Goal of the exercise ▸ Wherever the word "chart" appears in a line, copy that line.

Supplied information ▸
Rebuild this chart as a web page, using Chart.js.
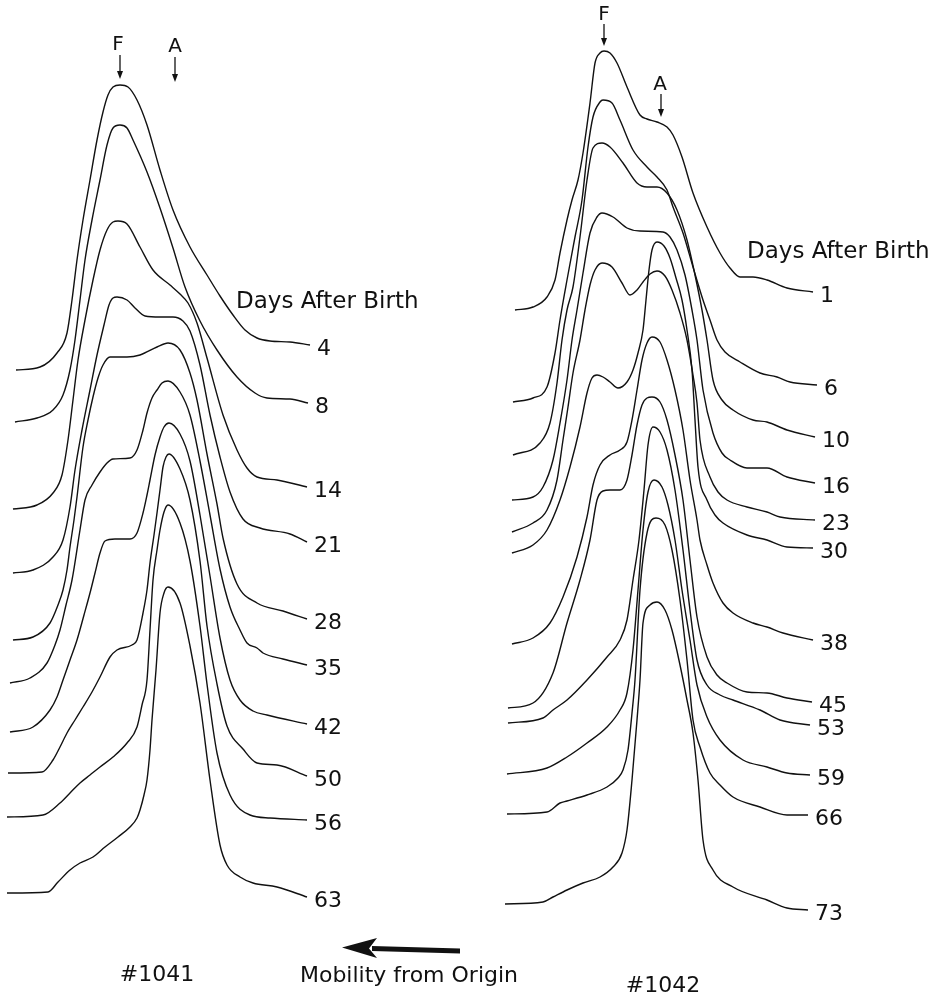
<!DOCTYPE html>
<html>
<head>
<meta charset="utf-8">
<script src="https://cdn.jsdelivr.net/npm/chart.js@4.4.1/dist/chart.umd.min.js"></script>
<style>
html,body{margin:0;padding:0;background:#fff;}
#wrap{width:936px;height:999px;}
</style>
</head>
<body>
<div id="wrap"><canvas id="chart"></canvas></div>
<script>
// densitometer traces as [mobility, height] pairs (figure units)
const days1041 = ['4','8','14','21','28','35','42','50','56','63'];
const trace1041 = [
  [[16,370],[40,367],[57,353],[67,333],[72,300],[77,260],[83,220],[90,180],[97,140],[103,112],[108,95],[113,87],[120,85],[128,87],[137,100],[147,125],[160,170],[173,210],[190,247],[207,275],[220,296],[233,315],[245,330],[257,338],[270,341],[290,342],[310,345]],
  [[15,422],[37,418],[53,410],[63,395],[70,370],[75,340],[80,300],[85,260],[92,220],[100,180],[107,145],[113,128],[120,125],[127,128],[133,140],[147,172],[160,208],[173,248],[185,287],[200,321],[217,350],[237,377],[255,393],[267,398],[290,399],[308,403]],
  [[13,509],[37,505],[53,493],[62,475],[68,440],[73,400],[78,360],[85,320],[93,280],[100,250],[107,230],[113,222],[118,221],[127,224],[140,247],[153,270],[170,285],[180,294],[188,303],[197,323],[207,358],[223,415],[237,450],[247,468],[257,477],[277,480],[307,487]],
  [[13,573],[33,570],[53,557],[63,540],[70,507],[75,470],[82,430],[90,390],[97,355],[104,325],[109,305],[113,298],[117,297],[127,300],[135,308],[145,316],[160,317],[173,317],[183,321],[190,331],[200,365],[210,415],[220,457],[230,492],[243,519],[260,528],[290,534],[307,542]],
  [[13,640],[33,637],[50,623],[58,605],[63,590],[67,570],[70,547],[74,520],[77,497],[83,447],[88,420],[93,397],[98,378],[103,365],[110,357],[127,357],[140,355],[157,347],[168,343],[180,350],[190,373],[197,400],[207,454],[217,504],[223,538],[237,584],[257,603],[283,611],[307,619]],
  [[10,683],[30,678],[47,663],[55,645],[60,630],[66,605],[72,580],[80,530],[85,500],[92,485],[100,472],[107,463],[113,459],[130,458],[137,450],[143,430],[147,413],[152,398],[157,390],[162,383],[168,381],[180,392],[190,415],[200,461],[210,515],[220,569],[230,607],[240,630],[247,643],[257,648],[263,653],[283,659],[307,665]],
  [[10,732],[33,727],[50,710],[57,697],[63,680],[70,660],[77,640],[84,615],[90,593],[95,573],[100,553],[105,541],[115,539],[130,539],[137,533],[143,513],[147,495],[150,480],[155,455],[160,437],[164,427],[169,423],[180,434],[190,461],[200,515],[210,576],[220,638],[230,680],[240,700],[253,711],[267,715],[307,724]],
  [[8,773],[42,772],[53,760],[60,747],[67,733],[75,720],[83,707],[92,692],[100,677],[110,657],[117,650],[132,645],[137,640],[143,613],[147,590],[150,563],[154,535],[157,513],[160,490],[163,467],[166,457],[169,454],[180,469],[190,500],[200,561],[207,626],[217,684],[227,726],[243,749],[257,763],[277,765],[307,776]],
  [[7,817],[43,815],[60,803],[70,793],[80,783],[90,775],[100,767],[113,757],[127,743],[137,727],[142,705],[147,680],[150,630],[153,580],[157,550],[160,530],[164,512],[168,505],[180,523],[190,561],[200,626],[207,684],[217,753],[230,795],[250,815],[270,818],[307,820]],
  [[7,893],[48,892],[58,882],[70,870],[80,863],[93,857],[105,847],[118,837],[130,827],[137,818],[140,810],[144,795],[147,780],[150,750],[152,720],[156,670],[160,613],[164,593],[168,587],[180,603],[190,646],[200,703],[210,780],[220,845],[227,865],[240,877],[253,883],[277,887],[307,897]]
];

const days1042 = ['1','6','10','16','23','30','38','45','53','59','66','73'];
const trace1042 = [
  [[515,310],[533,307],[547,297],[555,280],[560,253],[567,220],[572,200],[578,180],[583,153],[590,103],[595,63],[600,53],[604,51],[610,53],[617,63],[627,87],[640,115],[647,119],[657,122],[667,127],[673,135],[682,157],[693,193],[707,227],[720,253],[730,268],[740,277],[753,277],[767,280],[787,288],[813,292]],
  [[513,402],[533,398],[547,387],[555,353],[560,320],[567,280],[575,237],[582,200],[588,147],[593,117],[600,102],[603,100],[612,103],[620,120],[633,150],[647,167],[657,177],[667,190],[673,207],[683,233],[693,267],[703,300],[710,320],[717,340],[725,352],[740,362],[760,373],[777,377],[790,382],[817,385]],
  [[513,455],[540,443],[550,423],[557,383],[562,340],[567,310],[573,287],[580,237],[587,180],[593,148],[602,143],[610,147],[623,163],[637,183],[647,187],[657,187],[667,193],[677,210],[687,240],[695,275],[702,310],[707,340],[713,380],[722,400],[733,410],[753,420],[767,422],[787,430],[815,437]],
  [[512,500],[533,497],[543,487],[553,460],[560,423],[567,380],[572,340],[577,310],[583,273],[590,233],[597,217],[602,213],[613,217],[627,228],[640,231],[663,232],[670,237],[677,250],[685,275],[692,310],[697,340],[703,390],[713,433],[722,453],[730,460],[747,468],[767,468],[787,477],[815,483]],
  [[512,532],[533,523],[547,510],[557,480],[563,440],[568,407],[573,373],[580,340],[585,310],[590,285],[595,270],[602,263],[612,267],[622,283],[630,295],[637,290],[643,282],[650,274],[657,271],[665,276],[672,290],[680,313],[687,340],[693,375],[697,403],[700,440],[710,477],[718,492],[727,500],[747,507],[767,512],[780,517],[815,520]],
  [[512,553],[533,545],[547,530],[560,500],[570,467],[580,427],[587,393],[592,378],[597,375],[603,377],[610,382],[618,388],[627,382],[633,370],[638,353],[643,330],[646,300],[649,270],[652,250],[657,242],[664,246],[670,258],[676,278],[682,300],[687,330],[692,370],[695,420],[698,467],[707,500],[715,515],[723,523],[747,535],[767,540],[787,547],[813,548]],
  [[512,644],[533,638],[550,623],[563,597],[577,557],[587,517],[593,485],[600,465],[610,455],[620,450],[627,442],[632,420],[637,390],[642,360],[647,343],[652,337],[660,342],[667,360],[675,390],[683,430],[690,480],[697,520],[700,540],[707,565],[713,583],[723,603],[733,613],[753,623],[767,627],[783,633],[813,640]],
  [[508,708],[533,703],[553,673],[567,623],[580,580],[590,540],[597,500],[603,491],[610,490],[620,490],[627,480],[632,455],[637,425],[642,405],[647,398],[652,397],[660,402],[667,420],[675,455],[683,500],[690,560],[697,617],[707,657],[717,675],[727,683],[747,692],[767,693],[787,698],[812,702]],
  [[508,723],[543,718],[553,710],[567,700],[587,680],[607,657],[620,640],[627,620],[633,580],[639,540],[644,490],[648,445],[653,427],[660,432],[667,450],[675,490],[683,550],[690,610],[697,660],[707,685],[720,695],[733,700],[760,710],[780,720],[810,725]],
  [[507,774],[547,768],[567,757],[587,743],[607,727],[620,710],[627,693],[633,650],[638,590],[643,530],[648,492],[654,480],[662,487],[668,505],[675,540],[682,590],[690,640],[697,685],[707,717],[720,740],[743,760],[767,767],[787,773],[810,775]],
  [[507,814],[547,812],[560,803],[567,801],[587,795],[607,787],[618,778],[623,770],[628,750],[632,713],[635,680],[640,590],[647,533],[656,518],[665,525],[672,550],[680,600],[687,660],[693,720],[700,747],[710,773],[720,785],[733,797],[760,807],[787,815],[808,815]],
  [[505,904],[543,902],[553,897],[567,890],[583,883],[600,877],[613,867],[622,853],[627,830],[632,780],[637,720],[640,680],[643,623],[650,605],[657,602],[665,610],[672,630],[680,665],[687,700],[693,733],[698,780],[703,840],[713,870],[733,887],[767,900],[787,908],[808,910]]
];

// band markers (mobility of F and A fractions)
const bandNames = ['F','A'];
const bandPos1041 = [120,175];
const bandPos1042 = [604,661];

const datasets = [];
trace1041.concat(trace1042).forEach(t=>{
  datasets.push({
    data:t.map(p=>({x:p[0],y:p[1]})),
    showLine:true, borderColor:'#111', borderWidth:1.4,
    pointRadius:0, cubicInterpolationMode:'monotone', fill:false
  });
});

const FONT = '"DejaVu Sans", "Liberation Sans", sans-serif';

function downArrow(ctx,x,y1,y2){
  ctx.beginPath(); ctx.moveTo(x,y1); ctx.lineTo(x,y2-6); ctx.lineWidth=1.3; ctx.stroke();
  ctx.beginPath(); ctx.moveTo(x-3,y2-8); ctx.lineTo(x+3,y2-8); ctx.lineTo(x,y2); ctx.closePath(); ctx.fill();
}

const annotate = {
  id:'annotate',
  afterDatasetsDraw(chart){
    const {ctx, scales:{x, y}} = chart;
    const X = v=>x.getPixelForValue(v), Y = v=>y.getPixelForValue(v);
    ctx.save();
    ctx.fillStyle='#111'; ctx.strokeStyle='#111';
    ctx.font = '22px '+FONT;
    ctx.textBaseline='middle'; ctx.textAlign='left';
    // day labels at the right end of each trace
    [[trace1041,days1041],[trace1042,days1042]].forEach(([tr,lab])=>{
      tr.forEach((t,i)=>{
        const p = t[t.length-1];
        ctx.fillText(lab[i], X(p[0])+7, Y(p[1])+4);
      });
    });
    ctx.font = '23px '+FONT;
    ctx.fillText('Days After Birth', X(236), Y(302));
    ctx.fillText('Days After Birth', X(747), Y(252));

    // F / A markers
    ctx.font = '20px '+FONT;
    ctx.textAlign='center';
    ctx.fillText(bandNames[0], X(bandPos1041[0]-2), Y(45));
    downArrow(ctx, X(bandPos1041[0]), Y(55), Y(79));
    ctx.fillText(bandNames[1], X(bandPos1041[1]), Y(47));
    downArrow(ctx, X(bandPos1041[1]), Y(57), Y(82));
    ctx.fillText(bandNames[0], X(bandPos1042[0]), Y(15));
    downArrow(ctx, X(bandPos1042[0]), Y(24), Y(46));
    ctx.fillText(bandNames[1], X(bandPos1042[1]-1), Y(85));
    downArrow(ctx, X(bandPos1042[1]), Y(94), Y(117));

    // captions
    ctx.font = '22px '+FONT;
    ctx.fillText('#1041', X(157), Y(975));
    ctx.fillText('#1042', X(663), Y(986));
    ctx.fillText('Mobility from Origin', X(409), Y(976));

    // mobility arrow
    ctx.beginPath();
    ctx.moveTo(X(372),Y(946)); ctx.lineTo(X(460),Y(948.5));
    ctx.lineTo(X(460),Y(953.5)); ctx.lineTo(X(372),Y(951));
    ctx.closePath(); ctx.fill();
    ctx.beginPath();
    ctx.moveTo(X(342),Y(947.5)); ctx.lineTo(X(377),Y(938));
    ctx.lineTo(X(369),Y(948.5)); ctx.lineTo(X(377),Y(958));
    ctx.closePath(); ctx.fill();
    ctx.restore();
  }
};

new Chart(document.getElementById('chart'),{
  type:'scatter',
  data:{datasets},
  options:{
    responsive:true, maintainAspectRatio:false, animation:false,
    layout:{padding:0},
    scales:{
      x:{type:'linear', min:0, max:936, display:false},
      y:{type:'linear', min:0, max:999, reverse:true, display:false}
    },
    plugins:{legend:{display:false}, tooltip:{enabled:false}}
  },
  plugins:[annotate]
});
</script>
</body>
</html>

The completed task ▸
Rebuild this chart as a web page, using Chart.js.
<script src="https://cdn.jsdelivr.net/npm/chart.js@4.4.1/dist/chart.umd.min.js"></script>
<div id="wrap"><canvas id="chart"></canvas></div>
  afterDatasetsDraw(chart){
    const {ctx, scales:{x, y}} = chart;
new Chart(document.getElementById('chart'),{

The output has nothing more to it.